# Source excerpt start
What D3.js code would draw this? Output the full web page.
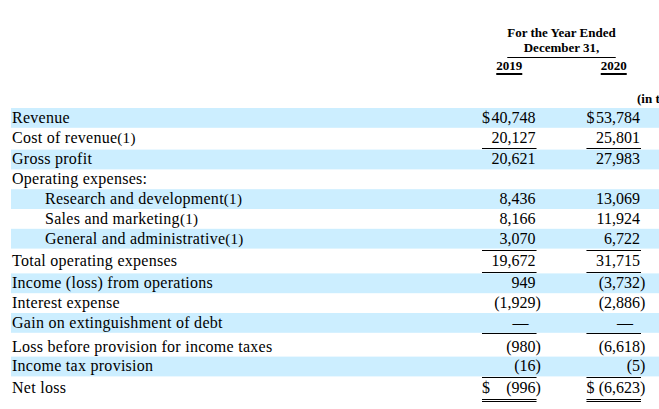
<!DOCTYPE html>
<html>
<head>
<meta charset="utf-8">
<script src="https://cdn.jsdelivr.net/npm/d3@7"></script>
<style>
  body { margin: 0; background: #fff; }
  svg { display: block; font-family: "Liberation Serif", "Times New Roman", serif; }
</style>
</head>
<body>
<div id="chart"></div>
<script>
// statement lines, (1) marks the footnote
const labels = [
  'Revenue',
  'Cost of revenue(1)',
  'Gross profit',
  'Operating expenses:',
  'Research and development(1)',
  'Sales and marketing(1)',
  'General and administrative(1)',
  'Total operating expenses',
  'Income (loss) from operations',
  'Interest expense',
  'Gain on extinguishment of debt',
  'Loss before provision for income taxes',
  'Income tax provision',
  'Net loss'
];

const years = ['2019', '2020'];

// in thousands, null = no value, 0 = dash
const values2019 = [40748, 20127, 20621, null, 8436, 8166, 3070, 19672, 949, -1929, 0, -980, -16, -996];
const values2020 = [53784, 25801, 27983, null, 13069, 11924, 6722, 31715, -3732, -2886, 0, -6618, -5, -6623];

const headerLines = ['For the Year Ended', 'December 31,'];
const unitsNote = '(in thousands)';

// layout
const width = 659, height = 409;
const top0 = 108, rowH = 19.8;
const indentRows = [4, 5, 6];
const dollarRows = [0, 13];
const extraTop = {7: 3, 11: 2};
const extraBottom = {1: 2, 7: 2, 10: 2, 12: 2};
const ruleAbove = [7];
const ruleBelow = {1: 1, 7: 1, 10: 1, 12: 1, 13: 2};

const x = d3.scaleBand()
  .domain(years)
  .range([482, 641])
  .paddingInner(0.478);

const colValues = {'2019': values2019, '2020': values2020};
const fmt = d3.format(',');

let yy = top0;
const rows = labels.map((label, i) => {
  yy += extraTop[i] || 0;
  const top = yy;
  yy += rowH;
  const bottom = yy;
  yy += extraBottom[i] || 0;
  const m = label.match(/^(.*?)(\(1\))?$/);
  return {i, text: m[1], note: m[2] || '', top, bottom};
});

const svg = d3.select('#chart').append('svg')
  .attr('width', width)
  .attr('height', height);

// header
const header = svg.append('g').attr('class', 'header')
  .attr('font-weight', 'bold')
  .attr('font-size', 13)
  .attr('fill', '#000');

const mid = (x.range()[0] + x.range()[1]) / 2;
const hl = header.selectAll('.hline').data(headerLines).enter().append('text')
  .attr('class', 'hline')
  .attr('x', mid)
  .attr('y', (d, i) => 37 + i * 15)
  .attr('text-anchor', 'middle')
  .text(d => d);

const hw = hl.node().getComputedTextLength();
header.append('line')
  .attr('x1', mid - hw / 2).attr('x2', mid + hw / 2)
  .attr('y1', 57.5).attr('y2', 57.5)
  .attr('stroke', '#000');

const yr = header.selectAll('.year').data(years).enter().append('g')
  .attr('class', 'year');
yr.append('text')
  .attr('x', d => x(d) + x.bandwidth() / 2)
  .attr('y', 70)
  .attr('text-anchor', 'middle')
  .text(d => d);
yr.each(function(d) {
  const w = d3.select(this).select('text').node().getComputedTextLength();
  d3.select(this).append('rect')
    .attr('x', x(d) + x.bandwidth() / 2 - w / 2)
    .attr('y', 73)
    .attr('width', w)
    .attr('height', 2)
    .attr('fill', '#000');
});

// units note runs off the right edge, as in the source
header.append('text')
  .attr('x', 637)
  .attr('y', 103)
  .text(unitsNote);

// row shading
svg.append('g').attr('class', 'bands')
  .selectAll('rect').data(rows.filter(r => r.i % 2 === 0)).enter().append('rect')
  .attr('x', 11)
  .attr('y', r => r.top)
  .attr('width', width - 11)
  .attr('height', r => r.bottom - r.top)
  .attr('fill', '#cceeff');

// labels
const lab = svg.append('g').attr('class', 'labels')
  .attr('font-size', 16)
  .attr('letter-spacing', 0.27)
  .attr('fill', '#000')
  .selectAll('text').data(rows).enter().append('text')
  .attr('x', r => indentRows.includes(r.i) ? 45 : 12)
  .attr('y', r => r.bottom - 5);
lab.append('tspan').text(r => r.text);
lab.filter(r => r.note).append('tspan')
  .attr('font-size', 15)
  .text(r => r.note);

// values
const cells = svg.append('g').attr('class', 'values')
  .attr('font-size', 16)
  .attr('fill', '#000');

years.forEach(year => {
  const right = x(year) + x.bandwidth() - 1;
  const col = cells.append('g').attr('class', 'col col-' + year);
  const data = rows.filter(r => colValues[year][r.i] !== null);

  const cell = col.selectAll('g').data(data).enter().append('g');

  cell.filter(r => colValues[year][r.i] === 0).append('text')
    .attr('x', right - 7)
    .attr('y', r => r.bottom - 5)
    .attr('text-anchor', 'end')
    .text('\u2014');

  const num = cell.filter(r => colValues[year][r.i] !== 0);
  num.append('text')
    .attr('x', right)
    .attr('y', r => r.bottom - 5)
    .attr('text-anchor', 'end')
    .text(r => {
      const v = colValues[year][r.i];
      return (v < 0 ? '(' : '') + fmt(Math.abs(v));
    });
  num.filter(r => colValues[year][r.i] < 0).append('text')
    .attr('x', right)
    .attr('y', r => r.bottom - 5)
    .text(')');
  num.filter(r => dollarRows.includes(r.i)).append('text')
    .attr('x', x(year))
    .attr('y', r => r.bottom - 5)
    .text('$');

  // rules
  const rules = col.append('g').attr('stroke', '#000');
  const x1 = x(year), x2 = x(year) + x.bandwidth();
  rows.forEach(r => {
    if (ruleAbove.includes(r.i)) {
      const y = Math.floor(r.top - 1.6) + 0.5;
      rules.append('line').attr('x1', x1).attr('x2', x2).attr('y1', y).attr('y2', y);
    }
    const n = ruleBelow[r.i];
    for (let k = 0; k < (n || 0); k++) {
      const y = Math.floor(r.bottom + 1) + 0.5 + k * 2;
      rules.append('line').attr('x1', x1).attr('x2', x2).attr('y1', y).attr('y2', y);
    }
  });
});
</script>
</body>
</html>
# Source excerpt end
▶ [Exercise aim]
Copy every line above that holds the word "this".

▶ [Written response]
What D3.js code would draw this? Output the full web page.
  const w = d3.select(this).select('text').node().getComputedTextLength();
  d3.select(this).append('rect')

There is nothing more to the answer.